In West Virginia, Republicans took control of the state legislature for the first time since 1931 when Franklin Delano Roosevelt turned the state into a Democratic stronghold. The state also sent a Republican senator to Washington DC for the first time in over half a century.
Obama was never popular in West Virginia. He lost the state to Hillary Clinton in the Democratic Party’s primary election in 2008 and to John McCain in the general election that year. Republican Mitt Romney got over 62 percent support there in last year’s presidential election against just 36 percent for the president.
West Virginia is the largest coal producer east of the Mississippi River and accounts for one tenth of the nation’s total coal production. 30,000 West Virginians are employed in the industry. Many more depend on it indirectly.
Coal workers were appalled when in early 2008, Obama, then a senator, predicted that under his administration, “if someone wants to build a coal power plant, they can, it’s just that it will bankrupt them because they are going to be charged a huge sum for all that greenhouse gas that’s being emitted.”
As president, he failed to enact the sort of cap-and-trade legislation that would have taxed carbon emissions but constructing new coal plants has become virtually impossible anyway as a result of new environmental standards. This has already pushed dozens of old coal-fired power plants into retirement.
While West Virginia was trending toward the Republican Party for several years already, in Kentucky, too, the president’s coal policy appears to have helped decide the race, according to Politico — in favor of Senate leader Mitch McConnell.
McConnell won by the largest margins in the state’s coal-producing counties, often topping the 70 percent mark.
The coal-producing areas’ shift to Republicans has to do with more than coal, though. These regions belong to what Colin Woodard, a journalist, called “Greater Appalachia” in his 2011 book, American Nations: A History of the Eleven Rival Regional Cultures of North America. “Lampooned by writers and screenwriters as the home of rednecks, hillbillies, crackers and white trash,” the area is characterized by a fierce commitment to individual liberty and it is intensely suspicious of both the traditional Southern white elite and Northeastern social engineers. Besides Kentucky and West Virginia, it encompasses Tennessee, southern Illinois, Indiana and Ohio as well as parts of Arkansas, Missouri and Oklahoma.

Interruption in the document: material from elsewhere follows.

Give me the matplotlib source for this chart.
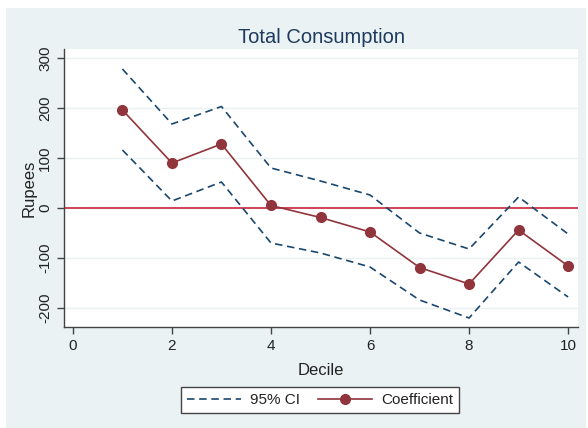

According to Woodard, “Greater Appalachia has shifted alliances depending on who appeared to be the greatest threat to their freedom.”
It was with the Union in the Civil War. Since Reconstruction, and especially since the upheavals of the 1960s, it has joined with [the] Deep South to counter federal overrides of local preference.
As the Republican Party changed from being liberal to conservative and the Democratic Party lost the support of Southern whites when it reinvented itself as a left-wing party, it was only a matter of time before Appalachians would switch definitively to the Republican side. Obama’s “war on coal” gave them just the excuse they needed to eject the few Democrats who had managed to hold on to their seats in the region.